▶ _Exercise directions_:
Include the line containing "ax = fig.add_axes([40/676, 1" and all lines before it, repeated exactly from the listing below, without pictures.

****************

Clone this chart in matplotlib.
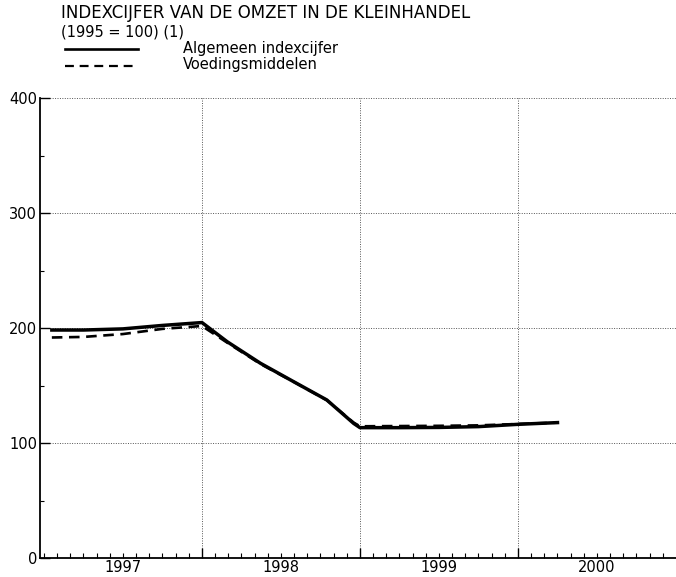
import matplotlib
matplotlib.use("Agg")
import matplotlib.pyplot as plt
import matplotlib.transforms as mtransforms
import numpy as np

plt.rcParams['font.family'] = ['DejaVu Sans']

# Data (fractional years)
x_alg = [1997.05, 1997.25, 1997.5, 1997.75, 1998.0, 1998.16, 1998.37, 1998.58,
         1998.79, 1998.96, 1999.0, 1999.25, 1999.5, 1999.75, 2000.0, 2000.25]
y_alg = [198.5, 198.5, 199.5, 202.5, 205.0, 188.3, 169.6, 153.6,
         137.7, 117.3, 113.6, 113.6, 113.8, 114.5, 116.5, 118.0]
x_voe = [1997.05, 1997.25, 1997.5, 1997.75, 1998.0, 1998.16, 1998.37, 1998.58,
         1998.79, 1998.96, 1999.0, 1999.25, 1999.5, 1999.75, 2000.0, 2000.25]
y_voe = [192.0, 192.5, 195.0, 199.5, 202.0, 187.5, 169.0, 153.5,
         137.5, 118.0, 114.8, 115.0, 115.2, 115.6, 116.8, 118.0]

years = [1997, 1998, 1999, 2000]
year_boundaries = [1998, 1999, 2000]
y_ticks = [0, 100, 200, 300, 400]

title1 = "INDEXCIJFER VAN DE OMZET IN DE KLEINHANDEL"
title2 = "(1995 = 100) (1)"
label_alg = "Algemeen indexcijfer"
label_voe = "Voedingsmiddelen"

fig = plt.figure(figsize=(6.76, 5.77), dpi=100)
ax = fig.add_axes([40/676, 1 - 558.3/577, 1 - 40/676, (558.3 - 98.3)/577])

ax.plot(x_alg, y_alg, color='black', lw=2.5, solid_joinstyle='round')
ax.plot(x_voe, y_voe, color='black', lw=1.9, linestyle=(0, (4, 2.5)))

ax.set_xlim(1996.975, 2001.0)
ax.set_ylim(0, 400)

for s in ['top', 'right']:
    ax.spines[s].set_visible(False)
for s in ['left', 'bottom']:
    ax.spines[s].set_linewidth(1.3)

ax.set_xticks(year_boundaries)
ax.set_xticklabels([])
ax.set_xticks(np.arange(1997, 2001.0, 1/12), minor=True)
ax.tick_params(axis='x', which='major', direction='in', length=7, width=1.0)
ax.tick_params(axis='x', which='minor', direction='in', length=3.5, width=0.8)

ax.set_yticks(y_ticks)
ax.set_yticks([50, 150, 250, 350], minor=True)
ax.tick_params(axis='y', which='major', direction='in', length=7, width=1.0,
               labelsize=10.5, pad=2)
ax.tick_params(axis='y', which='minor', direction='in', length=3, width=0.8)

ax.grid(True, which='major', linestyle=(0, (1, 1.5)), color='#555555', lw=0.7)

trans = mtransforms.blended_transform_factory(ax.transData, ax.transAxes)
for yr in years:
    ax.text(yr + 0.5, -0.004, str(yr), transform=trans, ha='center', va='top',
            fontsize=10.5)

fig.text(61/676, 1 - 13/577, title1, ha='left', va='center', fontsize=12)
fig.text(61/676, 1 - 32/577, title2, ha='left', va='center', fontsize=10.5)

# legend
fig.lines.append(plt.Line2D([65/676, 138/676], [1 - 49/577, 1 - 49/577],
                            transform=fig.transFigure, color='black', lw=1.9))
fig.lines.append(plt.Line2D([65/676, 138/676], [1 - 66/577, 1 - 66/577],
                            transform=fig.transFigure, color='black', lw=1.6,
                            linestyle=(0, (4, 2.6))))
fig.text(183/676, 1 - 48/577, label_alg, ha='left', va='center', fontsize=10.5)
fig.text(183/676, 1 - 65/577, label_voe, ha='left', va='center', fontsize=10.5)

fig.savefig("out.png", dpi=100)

****************

▶ _Output below_:
Clone this chart in matplotlib.
import matplotlib
matplotlib.use("Agg")
import matplotlib.pyplot as plt
import matplotlib.transforms as mtransforms
import numpy as np

plt.rcParams['font.family'] = ['DejaVu Sans']

# Data (fractional years)
x_alg = [1997.05, 1997.25, 1997.5, 1997.75, 1998.0, 1998.16, 1998.37, 1998.58,
         1998.79, 1998.96, 1999.0, 1999.25, 1999.5, 1999.75, 2000.0, 2000.25]
y_alg = [198.5, 198.5, 199.5, 202.5, 205.0, 188.3, 169.6, 153.6,
         137.7, 117.3, 113.6, 113.6, 113.8, 114.5, 116.5, 118.0]
x_voe = [1997.05, 1997.25, 1997.5, 1997.75, 1998.0, 1998.16, 1998.37, 1998.58,
         1998.79, 1998.96, 1999.0, 1999.25, 1999.5, 1999.75, 2000.0, 2000.25]
y_voe = [192.0, 192.5, 195.0, 199.5, 202.0, 187.5, 169.0, 153.5,
         137.5, 118.0, 114.8, 115.0, 115.2, 115.6, 116.8, 118.0]

years = [1997, 1998, 1999, 2000]
year_boundaries = [1998, 1999, 2000]
y_ticks = [0, 100, 200, 300, 400]

title1 = "INDEXCIJFER VAN DE OMZET IN DE KLEINHANDEL"
title2 = "(1995 = 100) (1)"
label_alg = "Algemeen indexcijfer"
label_voe = "Voedingsmiddelen"

fig = plt.figure(figsize=(6.76, 5.77), dpi=100)
ax = fig.add_axes([40/676, 1 - 558.3/577, 1 - 40/676, (558.3 - 98.3)/577])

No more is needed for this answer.